Ilya then talked about the problem of balancing recency and relevance in handling queries about current events. He sees recency ranking as a diversification problem, since a desire for recent content is a kind of query intent. A challenge is managing recency-specific ranking is to predict the recency sensitivity of the user for a given query. Yandex considers factors such as the fraction of results found that are at most 3 days old, the number of news results, spikes in the query stream, lexical cues (e.g., searches for “explosion” or “fire”), and Twitter trending topics. He also referred to a WWW 2006 paper he co-authored on extracting news-related queries from web query logs. The results of these efforts led to measurable improvements in click-based metrics of user happiness.

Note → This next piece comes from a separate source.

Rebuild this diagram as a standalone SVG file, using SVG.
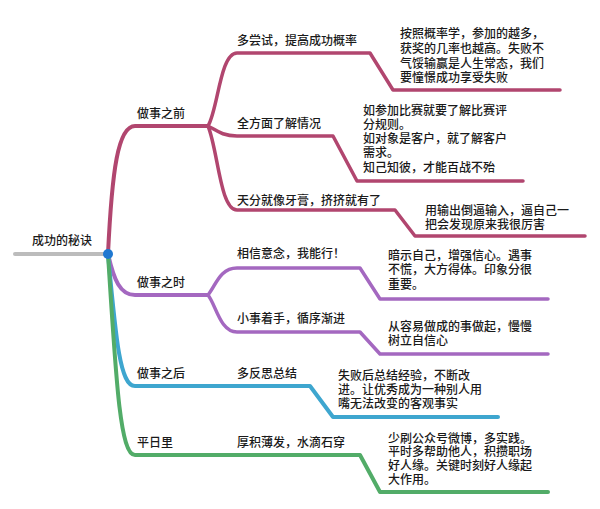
<svg xmlns="http://www.w3.org/2000/svg" width="600" height="509" viewBox="0 0 600 509">
<style>
text{font-family:"Noto Sans CJK SC","Noto Sans",sans-serif;font-size:12px;font-weight:500;fill:#1a1a1a;}
.br{fill:none;stroke-width:4;stroke-linecap:round;stroke-linejoin:round;}
.sb{fill:none;stroke-width:3.5;stroke-linecap:round;stroke-linejoin:round;}
.c1{stroke:#b1466f}.c2{stroke:#a468c0}.c3{stroke:#3ea6cf}.c4{stroke:#52ac68}
</style>
<rect width="600" height="509" fill="#ffffff"/>
<g id="connectors">
<path class="br" d="M15,254 H108" stroke="#bcbcbc"/>
<path class="br c1" d="M108,254 C112,170 118,126 135,126 H208"/>
<path class="br c2" d="M108,254 C114,280 120,295 135,295 H208"/>
<path class="br c3" d="M108,254 C116,340 120,386 135,386 H310 L333,417 H498"/>
<path class="br c4" d="M108,254 C116,380 120,455 135,455 H360 L380,492 H548"/>
<path class="sb c1" d="M208,126 C218,110 220,53 237,53 H370 L393,90 H560"/>
<path class="sb c1" d="M208,126 C216,130 222,136 237,136 H333 L357,181 H523"/>
<path class="sb c1" d="M208,126 C218,150 220,210 237,210 H395 L415,236 H585"/>
<path class="sb c2" d="M208,295 C216,285 220,268 237,268 H360 L380,299 H548"/>
<path class="sb c2" d="M208,295 C216,305 220,332 237,332 H360 L380,354 H548"/>
</g>
<g id="root"><text x="32" y="245">成功的秘诀</text><circle cx="108" cy="254" r="5" fill="#1f78d1"/></g>
<g id="n-before"><text x="137" y="118">做事之前</text></g>
<g id="n-during"><text x="137" y="287">做事之时</text></g>
<g id="n-after"><text x="137" y="378">做事之后</text></g>
<g id="n-daily"><text x="137" y="447">平日里</text></g>
<g id="n-b1"><text x="237" y="45">多尝试，提高成功概率</text></g>
<g id="n-b2"><text x="237" y="128">全方面了解情况</text></g>
<g id="n-b3"><text x="237" y="205">天分就像牙膏，挤挤就有了</text></g>
<g id="n-d1"><text x="237" y="258">相信意念，我能行！</text></g>
<g id="n-d2"><text x="237" y="323">小事着手，循序渐进</text></g>
<g id="n-a1"><text x="237" y="378">多反思总结</text></g>
<g id="n-p1"><text x="237" y="447">厚积薄发，水滴石穿</text></g>
<g id="t-b1"><text x="400" y="38"><tspan x="400">按照概率学，参加的越多，</tspan><tspan x="400" dy="14.8">获奖的几率也越高。失败不</tspan><tspan x="400" dy="14.8">气馁输赢是人生常态，我们</tspan><tspan x="400" dy="14.8">要憧憬成功享受失败</tspan></text></g>
<g id="t-b2"><text x="363" y="114.5"><tspan x="363">如参加比赛就要了解比赛评</tspan><tspan x="363" dy="14.3">分规则。</tspan><tspan x="363" dy="14.3">如对象是客户，就了解客户</tspan><tspan x="363" dy="14.3">需求。</tspan><tspan x="363" dy="14.3">知己知彼，才能百战不殆</tspan></text></g>
<g id="t-b3"><text x="425" y="214.5"><tspan x="425">用输出倒逼输入，逼自己一</tspan><tspan x="425" dy="14">把会发现原来我很厉害</tspan></text></g>
<g id="t-d1"><text x="388" y="259.5"><tspan x="388">暗示自己，增强信心。遇事</tspan><tspan x="388" dy="14.5">不慌，大方得体。印象分很</tspan><tspan x="388" dy="14.5">重要。</tspan></text></g>
<g id="t-d2"><text x="388" y="331"><tspan x="388">从容易做成的事做起，慢慢</tspan><tspan x="388" dy="14">树立自信心</tspan></text></g>
<g id="t-a1"><text x="338" y="379.5"><tspan x="338">失败后总结经验，不断改</tspan><tspan x="338" dy="14.3">进。让优秀成为一种别人用</tspan><tspan x="338" dy="14.3">嘴无法改变的客观事实</tspan></text></g>
<g id="t-p1"><text x="388" y="442.5"><tspan x="388">少刷公众号微博，多实践。</tspan><tspan x="388" dy="13.9">平时多帮助他人，积攒职场</tspan><tspan x="388" dy="13.9">好人缘。关键时刻好人缘起</tspan><tspan x="388" dy="13.9">大作用。</tspan></text></g>
</svg>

Ilya talked about a variety of efforts to support cross-lingual search. Russian users enter a significant fraction (about 15%) of non-Russian queries, but many still prefer Russian-language results. For example, a search for a company name return that company’s Russian-language home page if one is available. Yandex implements language personalization by learning a user’s language knowledge and using it as a factor in relevance computation. Yandex also uses machine translation to serve results for Russian-language queries when there are no relevant Russian-language results.
Ilya concluded by pitching the efforts that Yandex is making to participate in and support the broader information retrieval community, including running (and releasing data for) a relevance prediction challenge. It’s great to see a reminder that there is more to web search than Google vs. Bing, and refreshing to see how much Yandex shares its methodology and results with the IR community.